In an acute oral toxicity study conducted to the now deleted OECD 401 and to GLP (Huntingdon Life Sciences, 2001) the LD50 for methylsilanetriyl triacetate was 1600 mg/kg bw in rats. Observations noted in most groups on the day of dosing included red stains on the snout/extremeties, lacrimation, excessive salivation, decreased activity, lethargy and/or prostate, irregular gait, hunched appearance, laboured breathing, rales and red urine, red stains of the anogenital area and/or red stains beneath animal's cage. The clinical sign of irregular gait appeared to be generally associated with mortality. Most 1450 and 1600 mg/kg males lost weight by Day 8, but gained weight by Day 15. Most surviving females at 1600 and 1750 mg/kg gained weight by Days 8 and 15. The stomach of the rats at 1450, 1600, 1750 and/or 2000 mg/kg had abnormal contents (clear, mucinous, granular, tan, black, green), discoloured mucosa (red, brown, black) and an increased thickness of the wall. A number of these rats also had adhesions between the stomach and other abdominal viscera. Two rats at 2000 mg/kg had fluid in the abdominal cavity. In a gastric juice simulation study (Ying et al., 2002; see Section 4.1.1.1) in which methylsilanetriyl triacetate was added to simulated gastric juice, relatively high molecular weight polymers were found after 1 and 4 hours. This finding indicates that at very high gavage doses polymerisation could occur in the stomach. Therefore the abnormal stomach contents observed in the above study could have been polymerised test substance.  Clinical signs and macroscopic findings appeared to be related to the corrosive properties of the test substance on the stomach.  

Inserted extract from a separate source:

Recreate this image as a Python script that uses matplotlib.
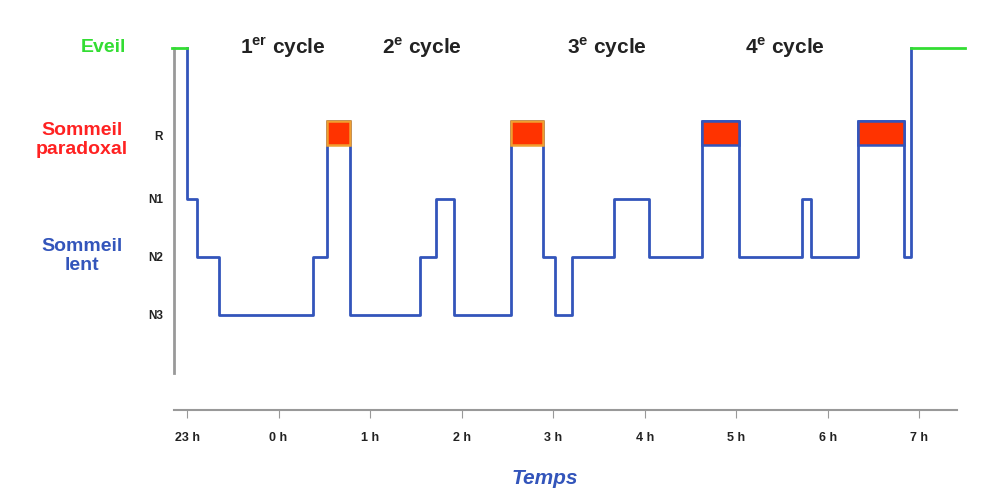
import matplotlib
matplotlib.use("Agg")
import matplotlib.pyplot as plt
from matplotlib.patches import Rectangle

plt.rcParams["font.family"] = ["Liberation Sans", "DejaVu Sans"]
plt.rcParams["mathtext.fontset"] = "custom"
plt.rcParams["mathtext.bf"] = "Liberation Sans:bold"
plt.rcParams["mathtext.rm"] = "Liberation Sans"

# hours after 23 h
t_steps = [0.00, 0.11, 0.35, 1.38, 1.53, 1.78, 2.55, 2.72, 2.92, 3.54, 3.89, 4.02, 4.21,
           4.66, 5.05, 5.62, 6.03, 6.72, 6.82, 7.33, 7.83, 7.91]
stages = ["N1", "N2", "N3", "N2", "R", "N3", "N2", "N1", "N3", "R", "N2", "N3", "N2",
          "N1", "N2", "R", "N2", "N1", "N2", "R", "N2", "W"]
wake_start = (-0.16, 0.0)
wake_end = (7.91, 8.5)
rem_periods = [(1.53, 1.78), (3.54, 3.89), (5.62, 6.03), (7.33, 7.83)]
rem_edge = ["#f0a030", "#f0a030", "#3355bb", "#3355bb"]
level = {"W": 5.6, "R": 4.35, "N1": 3, "N2": 2, "N3": 1}
ytick_labels = ["R", "N1", "N2", "N3"]
ytick_pos = [4.1, 3, 2, 1]
xtick_labels = ["23 h", "0 h", "1 h", "2 h", "3 h", "4 h", "5 h", "6 h", "7 h"]
cycles = [r"1$^{\mathbf{er}}$ cycle", r"2$^{\mathbf{e}}$ cycle", r"3$^{\mathbf{e}}$ cycle", r"4$^{\mathbf{e}}$ cycle"]
cycle_x = [283, 422, 607, 785]

W, H = 1000, 497
fig = plt.figure(figsize=(10, 4.97), dpi=100)
ax = fig.add_axes([174 / W, 1 - 410 / H, (957 - 174) / W, (410 - 30) / H])
ax.set_xlim(-0.142, 8.41)
ax.set_ylim(-0.64, 5.91)

xs = [t_steps[0]]
ys = [level["W"]]
prev = level["W"]
for t, s in zip(t_steps, stages):
    xs += [t, t]
    ys += [prev, level[s]]
    prev = level[s]
xs.append(t_steps[-1])
ys.append(prev)
ax.plot(xs, ys, color="#3355bb", lw=2, zorder=3)
for (a, b), ec in zip(rem_periods, rem_edge):
    ax.add_patch(Rectangle((a, 3.93), b - a, 0.42, facecolor="#ff3300", edgecolor=ec, lw=1.8, zorder=4))
ax.plot(wake_start, [level["W"]] * 2, color="#33dd33", lw=2, zorder=5, clip_on=False)
ax.plot(wake_end, [level["W"]] * 2, color="#33dd33", lw=2, zorder=5, clip_on=False)

for sp in ["top", "right", "left"]:
    ax.spines[sp].set_visible(False)
ax.spines["bottom"].set_color("#999999")
ax.spines["bottom"].set_linewidth(1.5)
ax.plot([-0.142, -0.142], [5.6, 0.0], color="#999999", lw=2, clip_on=False)

ax.set_xticks(range(len(xtick_labels)))
ax.set_xticklabels(xtick_labels, fontsize=9, fontweight="bold", color="#222222")
ax.tick_params(axis="x", color="#999999", length=6, pad=10)
ax.set_yticks(ytick_pos)
ax.set_yticklabels(ytick_labels, fontsize=8.5, fontweight="bold", color="#222222")
ax.tick_params(axis="y", length=0, pad=8)

def ft(x, y, s, **kw):
    fig.text(x / W, 1 - y / H, s, ha="center", va="center", **kw)

for cx, c in zip(cycle_x, cycles):
    ft(cx, 48, c, fontsize=15, fontweight="bold", color="#222222")
ft(103, 47, "Eveil", fontsize=14, fontweight="bold", color="#33dd33")
ft(82, 140, "Sommeil\nparadoxal", fontsize=14, fontweight="bold", color="#ff2222", linespacing=1.1)
ft(82, 256, "Sommeil\nlent", fontsize=14, fontweight="bold", color="#3355bb", linespacing=1.1)
ft(545, 479, "Temps", fontsize=15, fontweight="bold", fontstyle="italic", color="#3355bb")

fig.savefig("out.png", dpi=100)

Since one mole of silane (220g) produces three moles (180g) of acetic acid, it is expected that the LD50 for the silane would be (220/180)*LD50 of acetic acid. So, if the LD50 for the acid is 1083 mg/kg bw (as reported in SIAR, 2006), then the LD50 of the silane would be ca.1324 mg/kg bw. This assumes that the silanol does not contribute to the intrinsic toxicity of the substance.

The calculated value is in good agreement with the reported LD50 of methylsilanetriyl triacetate of 1600 mg/kg bw (rat), confirming the above assumption.




Justification for classification or non-classification

Based on the available data methylsilanetriyl triacetate is classified for acute oral toxicity Category 4, 'H302: Harmful if swallowed' according to Regulation (EC) No 1272/2008.